私は逃げるように自分の部屋まで走り、そのまま布団をかぶって頭の中に蘇ってくるイメージを消そうと、もがきました。
その日は朝まで眠れずに記憶と葛藤し、その後数週間は日常生活の合間に蘇ってくる記憶に苛まれ続けました。

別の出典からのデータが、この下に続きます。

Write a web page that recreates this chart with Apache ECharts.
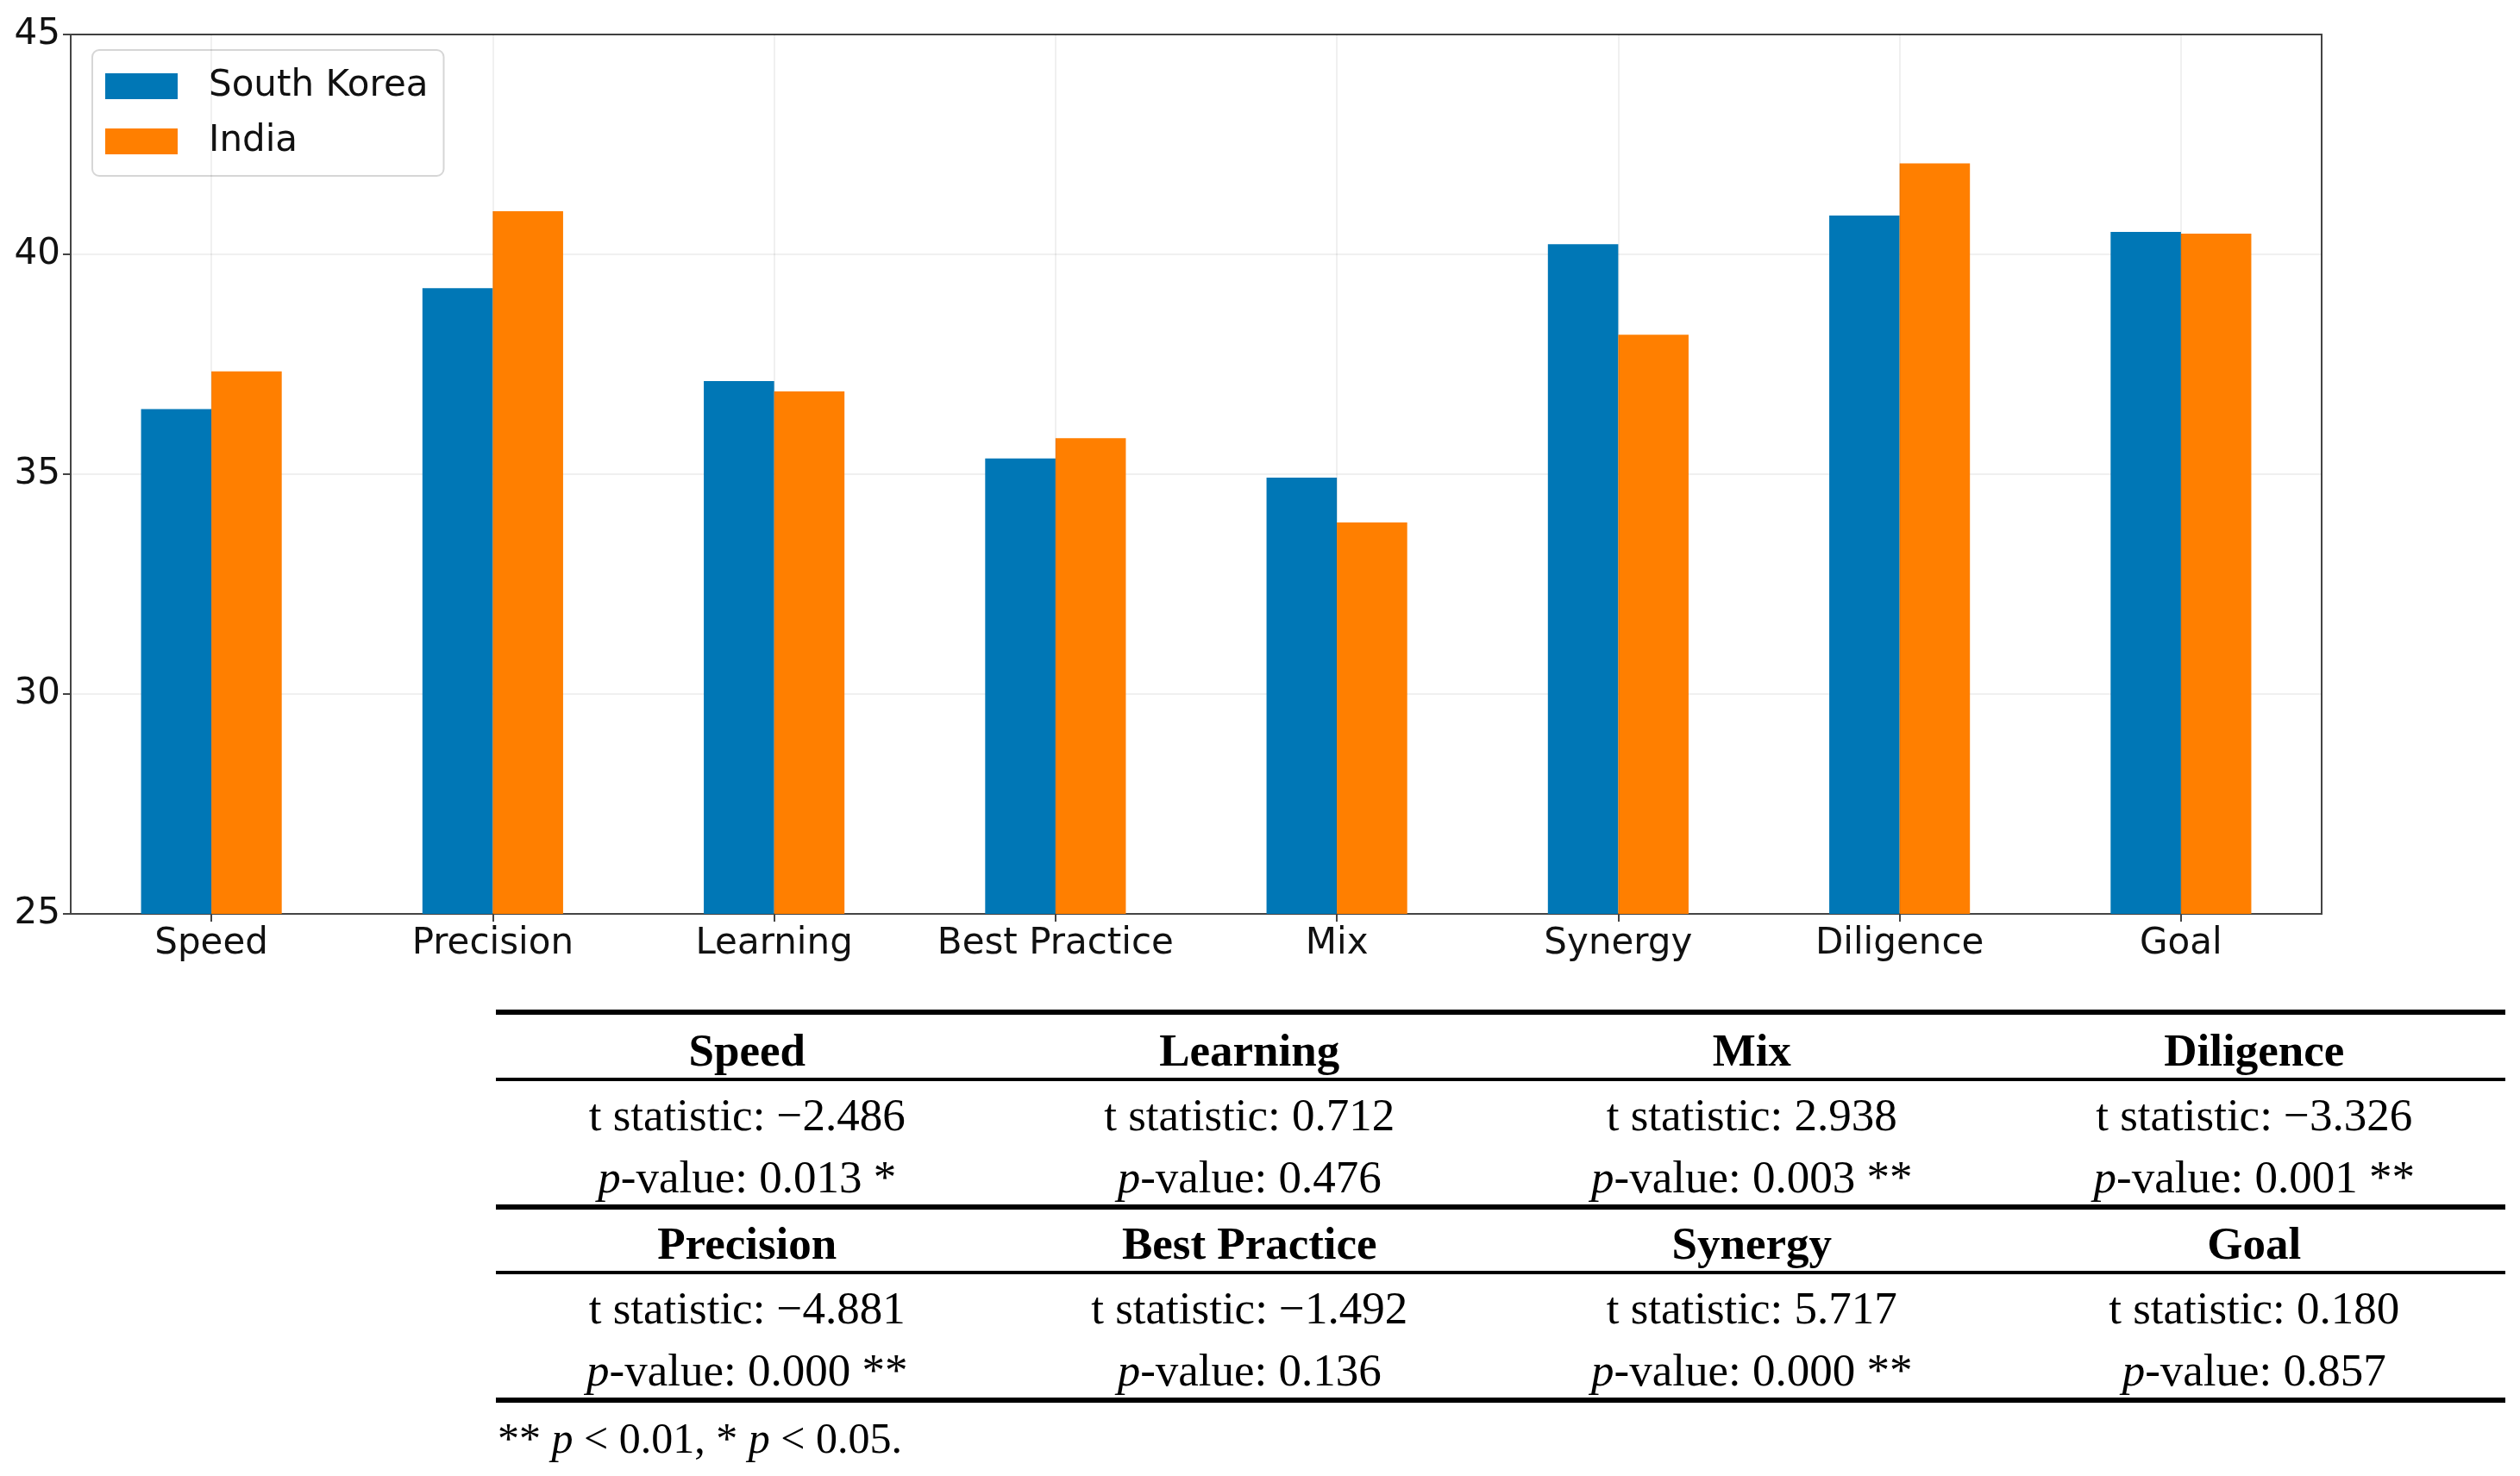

なにしろ人と会っていても、いきなり頭を抱えてうめき始めるわけです。
頭がおかしくなったと思った人もいたでしょう。
「蜘蛛を食べれば、許す」
「じゃあ、蜘蛛とってくるね」
冗談かと思いきや、数分も経たぬうち戻ってくるT君のおかあさん
「廊下に巣を張ってる蜘蛛を取ろうと思ってたんだけど、すごい大きな蜘蛛がいたからそっちの方を取って来た」
「うわっ、でっかー!」
「ほーら○○君、食べなさい」
今では分かる。
T君の母親は、本気で蜘蛛を食べさせようとしたわけじゃない。
でも、彼女の目は、加虐の喜びに満ちていた。
彼女はひとしきり大きな蜘蛛を私の口のまわりになすりつけると、ひょいと窓から蜘蛛を捨て、
「おかあさんにいっちゃだめよ!」
と恐ろしい顔をして言った。そしてT君にも、
「これで○○君を許して上げなさい!」
と叱りつけた。
これが私の、蜘蛛を嫌いになった理由です。